Suppose that $X_i$ - i.i.d. $N(\theta, 1)$. It's easy to find a confidence interval (with level $\gamma$) for $\theta$ with length $\frac{C}{\sqrt{n}}$: $\theta \in (\bar{X} - \epsilon, \overline{X} + \epsilon)$ for $\epsilon = n^{-\frac12}u_{\frac{1+\gamma}2}$ where $u_p$ is a $p$-quantile of $N(0,1)$ and where $\overline{X} = \frac{X_1 + X_2 + \ldots + X_n}{n}$.
It looks like there's no confidence interval in $N(\theta, 1)$ with lenth $\approx \frac{C}{n}$ but how may we prove it?

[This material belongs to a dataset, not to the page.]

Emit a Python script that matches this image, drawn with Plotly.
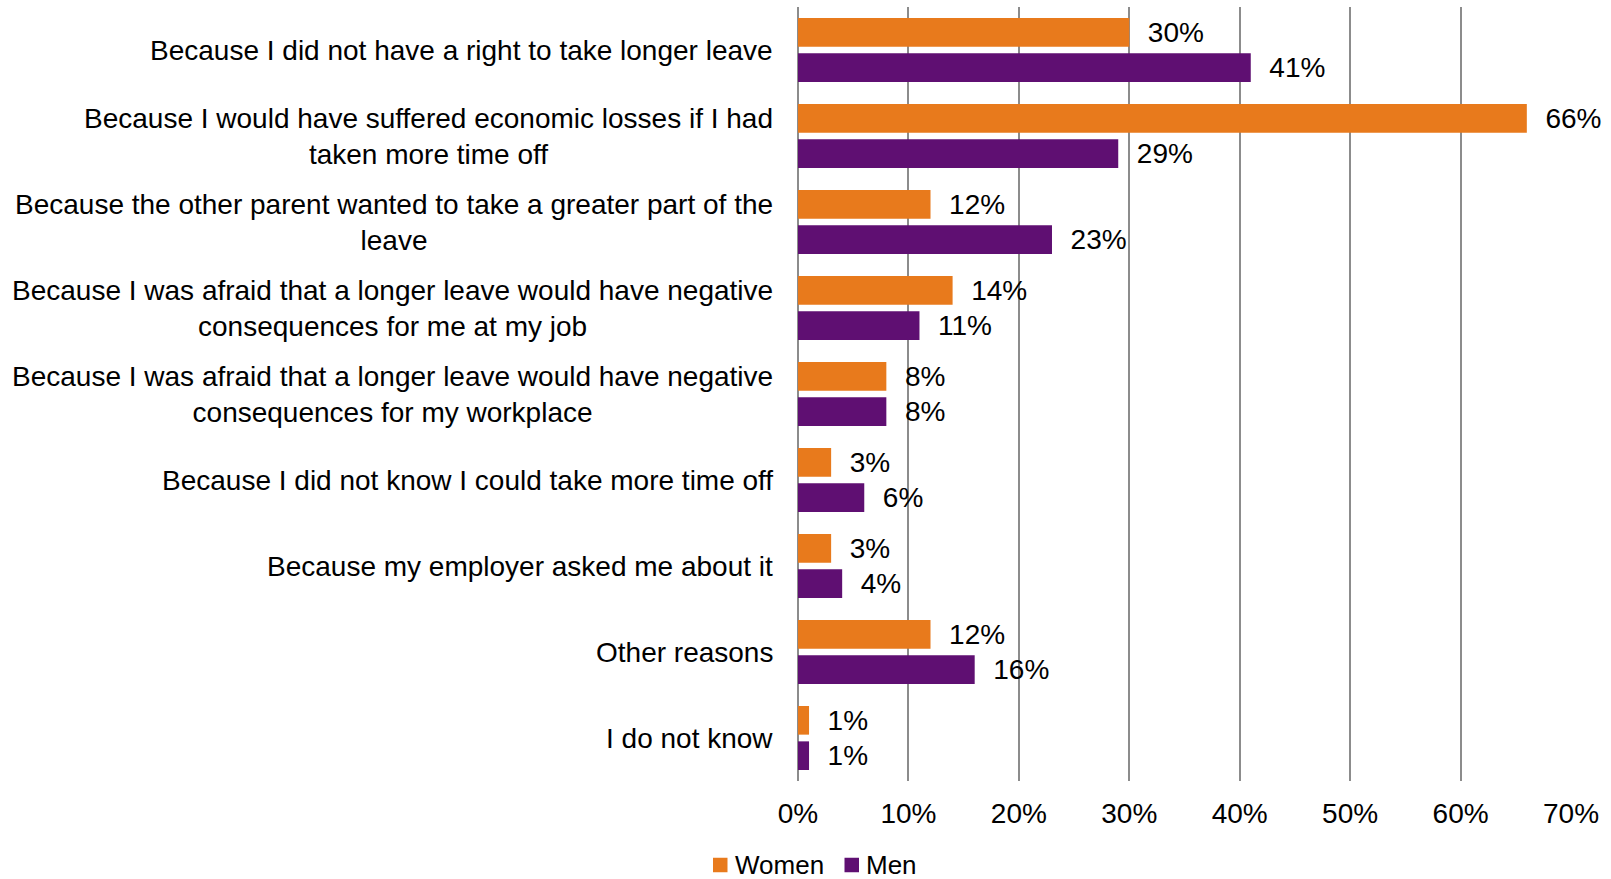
import plotly.graph_objects as go

categories = [
    "Because I did not have a right to take longer leave",
    "Because I would have suffered economic losses if I had<br>taken more time off",
    "Because the other parent wanted to take a greater part of the<br>leave",
    "Because I was afraid that a longer leave would have negative<br>consequences for me at my job",
    "Because I was afraid that a longer leave would have negative<br>consequences for my workplace",
    "Because I did not know I could take more time off",
    "Because my employer asked me about it",
    "Other reasons",
    "I do not know",
]
women = [0.30, 0.66, 0.12, 0.14, 0.08, 0.03, 0.03, 0.12, 0.01]
men = [0.41, 0.29, 0.23, 0.11, 0.08, 0.06, 0.04, 0.16, 0.01]
x_ticks = [0, 0.1, 0.2, 0.3, 0.4, 0.5, 0.6, 0.7]
series = [("Women", women, "#E87A1C"), ("Men", men, "#5F0F72")]

FONT = "Liberation Sans, Arial, sans-serif"
FS = 28
W, H = 1611, 879
ML, MR, MT, MB = 798, 40, 7, 98
PW, PH = W - ML - MR, H - MT - MB

fig = go.Figure()
for name, vals, col in series:
    fig.add_trace(go.Bar(
        name=name, y=categories, x=vals, orientation="h",
        marker=dict(color=col, line=dict(width=0)),
        text=[f"{v:.0%}" for v in vals],
        texttemplate="\u00a0\u00a0%{text}",
        textposition="outside", constraintext="none", cliponaxis=False,
        textfont=dict(family=FONT, size=FS, color="black"),
        showlegend=False,
    ))

# category labels: right-aligned block, lines centred within it
for c in categories:
    fig.add_annotation(
        x=0, xref="paper", y=c, yref="y", xanchor="right", yanchor="middle",
        xshift=-23, text=c, showarrow=False, align="center",
        font=dict(family=FONT, size=FS, color="black"),
    )

# legend row under the axis: coloured square followed by series name
def px_x(p):
    return (p - ML) / PW

def px_y(p):
    return (H - MB - p) / PH

leg_y = 865
sq = 14.5
leg_x = [713, 844.5]
for (name, _, col), x0 in zip(series, leg_x):
    fig.add_shape(
        type="rect", xref="paper", yref="paper",
        x0=px_x(x0), x1=px_x(x0 + sq),
        y0=px_y(leg_y + sq / 2), y1=px_y(leg_y - sq / 2),
        fillcolor=col, line=dict(width=0),
    )
    fig.add_annotation(
        x=px_x(x0 + sq + 5), y=px_y(leg_y), xref="paper", yref="paper",
        xanchor="left", yanchor="middle", text=name, showarrow=False,
        font=dict(family=FONT, size=26, color="black"),
    )

fig.update_layout(
    width=W, height=H,
    margin=dict(l=ML, r=MR, t=MT, b=MB),
    paper_bgcolor="white", plot_bgcolor="white",
    barmode="group", bargap=0.177, bargroupgap=0.19,
    font=dict(family=FONT, size=FS, color="black"),
    showlegend=False,
    xaxis=dict(
        range=[0, 0.7], tickvals=x_ticks, tickformat=".0%",
        showgrid=True, gridcolor="#8C8C8C", gridwidth=1.5,
        zeroline=True, zerolinecolor="#8C8C8C", zerolinewidth=1.5,
        showline=False, ticks="",
        ticklabelstandoff=13,
        tickfont=dict(family=FONT, size=FS, color="black"),
    ),
    yaxis=dict(
        autorange="reversed", showticklabels=False, showgrid=False,
        zeroline=False, showline=False, ticks="",
    ),
)

fig.write_html("out.html")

And how can we find the interval with the smallest lenght (maybe it doesn't have the next form: $(\overline{X} - \epsilon, \overline{X} + \epsilon)$? )
And what about other standard distributions - how may we find the length of the shortest confidence interval, when we know the distribution of $X_i$?
Could you please recommend a book with good introduction to this theme?
Addition: by confidence interval with confidence level $\gamma$ I mean a pair of statistics $T_1^{(n)}(X_1, \ldots, X_n)$ and $T_2^{(n)}(X_1, \ldots, X_n)$ such that $\mathbf{P}_{\theta}( T_1^{(n)}< \theta < T_2^{(n)}) \ge \gamma$ for all $\theta$. By the shortest confidence interval I mean such confidence interval with confidence level $\gamma$ that $E_{\theta}(T_2^{(n)} - T_1^{(n)})$ takes the least possible value for all $\theta$.